From the listing, collect all lines containing the word "with".
--*--
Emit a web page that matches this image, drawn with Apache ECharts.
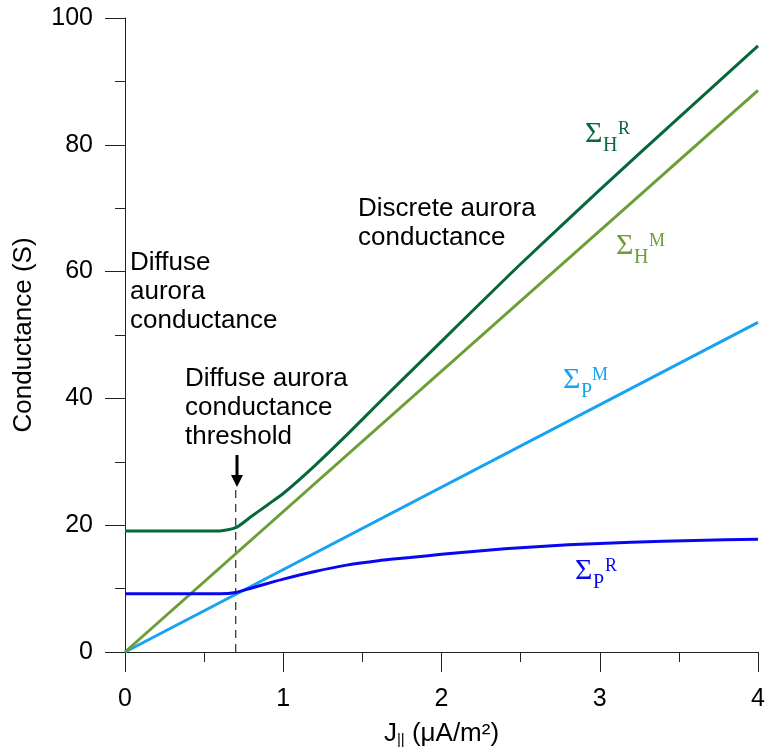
<!DOCTYPE html>
<html lang="en">
<head>
    <meta charset="UTF-8">
    <title>Conductance</title>
    <script src="https://cdn.jsdelivr.net/npm/echarts@6/dist/echarts.min.js"></script>
    <style>
        html, body { margin: 0; padding: 0; background: #fff; }
        #main { width: 767px; height: 749px; }
    </style>
</head>
<body>
<div id="main"></div>

<script type="text/javascript">
    var hallRx = [0, 0.6, 0.7, 0.8, 0.9, 1.0, 1.2, 1.4, 1.6, 1.8, 2.0, 2.2, 2.5, 3.0, 3.5, 4.0];
    var hallR = [19.1, 19.1, 19.6, 21.4, 23.2, 25.0, 29.4, 34.2, 39.2, 44.1, 49.0, 53.9, 61.2, 72.9, 84.3, 95.6];
    var pedRx = [0, 0.6, 0.7, 0.8, 0.9, 1.0, 1.2, 1.4, 1.6, 1.8, 2.0, 2.4, 2.8, 3.2, 3.6, 4.0];
    var pedR = [9.2, 9.2, 9.4, 10.1, 10.8, 11.5, 12.7, 13.7, 14.4, 14.9, 15.4, 16.3, 16.9, 17.3, 17.6, 17.8];
    var modelX = [0, 4];
    var hallM = [0, 88.6];
    var pedM = [0, 52];
    var threshold = 0.7;
    var thresholdTop = 25.9;

    var annotations = [
        'Diffuse\naurora\nconductance',
        'Discrete aurora\nconductance',
        'Diffuse aurora\nconductance\nthreshold'
    ];

    var black = '#222';
    var sans = 'Liberation Sans, Arial, sans-serif';
    var serif = 'Liberation Serif, Times New Roman, serif';

    function pairs(xs, ys) {
        var out = [];
        for (var i = 0; i < xs.length; i++) out.push([xs[i], ys[i]]);
        return out;
    }

    function txt(x, y, s, size, color, family) {
        return {
            type: 'text', x: x, y: y, z: 100,
            style: {
                text: s, fill: color, font: size + 'px ' + family,
                verticalAlign: 'middle', align: 'left'
            }
        };
    }

    // Σ with subscript and superscript
    function sigma(x, y, sub, sup, subW, color) {
        return {
            type: 'group', children: [
                txt(x, y, 'Σ', 30, color, serif),
                txt(x + 18, y + 12, sub, 20, color, serif),
                txt(x + 18 + subW, y - 5, sup, 18, color, serif)
            ]
        };
    }

    function note(x, y, s) {
        return {
            type: 'text', x: x, y: y, z: 100,
            style: {
                text: s, fill: '#000', font: '26px ' + sans,
                lineHeight: 29, verticalAlign: 'top', align: 'left'
            }
        };
    }

    var myChart = echarts.init(document.getElementById('main'));

    var option = {
        backgroundColor: '#ffffff',
        animation: false,
        grid: {left: 125, right: 9, top: 18, bottom: 97, containLabel: false, outerBoundsMode: 'none'},
        xAxis: {
            type: 'value',
            min: 0, max: 4, interval: 1,
            name: '{t|J}{s|||}{t| (μA/m²)}',
            nameLocation: 'middle',
            nameGap: 66,
            nameTextStyle: {
                rich: {
                    t: {fontSize: 26, fontFamily: sans, color: '#000', lineHeight: 32},
                    s: {fontSize: 15, fontFamily: sans, color: '#000', lineHeight: 32, padding: [12, 0, 0, 0]}
                }
            },
            axisLine: {lineStyle: {color: black, width: 1}},
            axisTick: {show: true, inside: false, length: 20, lineStyle: {color: black}},
            minorTick: {show: true, splitNumber: 2, length: 10, lineStyle: {color: black}},
            splitLine: {show: false},
            axisLabel: {fontSize: 25, fontFamily: sans, color: '#000', margin: 35}
        },
        yAxis: {
            type: 'value',
            min: 0, max: 100, interval: 20,
            name: 'Conductance (S)',
            nameLocation: 'middle',
            nameRotate: 90,
            nameGap: 88,
            nameTextStyle: {fontSize: 26, fontFamily: sans, color: '#000'},
            axisLine: {show: true, lineStyle: {color: black, width: 1}},
            axisTick: {show: true, inside: false, length: 20, lineStyle: {color: black}},
            minorTick: {show: true, splitNumber: 2, length: 10, lineStyle: {color: black}},
            splitLine: {show: false},
            axisLabel: {fontSize: 25, fontFamily: sans, color: '#000', margin: 32}
        },
        series: [
            {
                name: 'threshold', type: 'line', showSymbol: false, silent: true,
                data: [[threshold, 0], [threshold, thresholdTop]],
                lineStyle: {color: '#000', width: 1, type: [8, 6]}, z: 1
            },
            {
                name: 'ΣP M', type: 'line', showSymbol: false,
                data: pairs(modelX, pedM),
                lineStyle: {color: '#17a2f2', width: 3}, z: 2
            },
            {
                name: 'ΣH M', type: 'line', showSymbol: false,
                data: pairs(modelX, hallM),
                lineStyle: {color: '#6b9e34', width: 3}, z: 3
            },
            {
                name: 'ΣP R', type: 'line', showSymbol: false,
                smooth: 0.2,
                data: pairs(pedRx, pedR),
                lineStyle: {color: '#0808ee', width: 3}, z: 4
            },
            {
                name: 'ΣH R', type: 'line', showSymbol: false,
                smooth: 0.2,
                data: pairs(hallRx, hallR),
                lineStyle: {color: '#05673a', width: 3}, z: 5
            }
        ],
        graphic: [
            note(130, 248, annotations[0]),
            note(358, 194, annotations[1]),
            note(185, 364, annotations[2]),
            // arrow above the threshold line
            {
                type: 'line', shape: {x1: 237, y1: 455, x2: 237, y2: 478},
                style: {stroke: '#000', lineWidth: 3}
            },
            {
                type: 'polygon', shape: {points: [[231, 475], [243, 475], [237, 487]]},
                style: {fill: '#000'}
            },
            sigma(585, 134, 'H', 'R', 15, '#05673a'),
            sigma(616, 246, 'H', 'M', 15, '#6b9e34'),
            sigma(563, 380, 'P', 'M', 11, '#17a2f2'),
            sigma(575, 571, 'P', 'R', 12, '#0808ee')
        ]
    };

    myChart.setOption(option);
</script>
</body>
</html>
--*--
## Written answer
Emit a web page that matches this image, drawn with Apache ECharts.
    // Σ with subscript and superscript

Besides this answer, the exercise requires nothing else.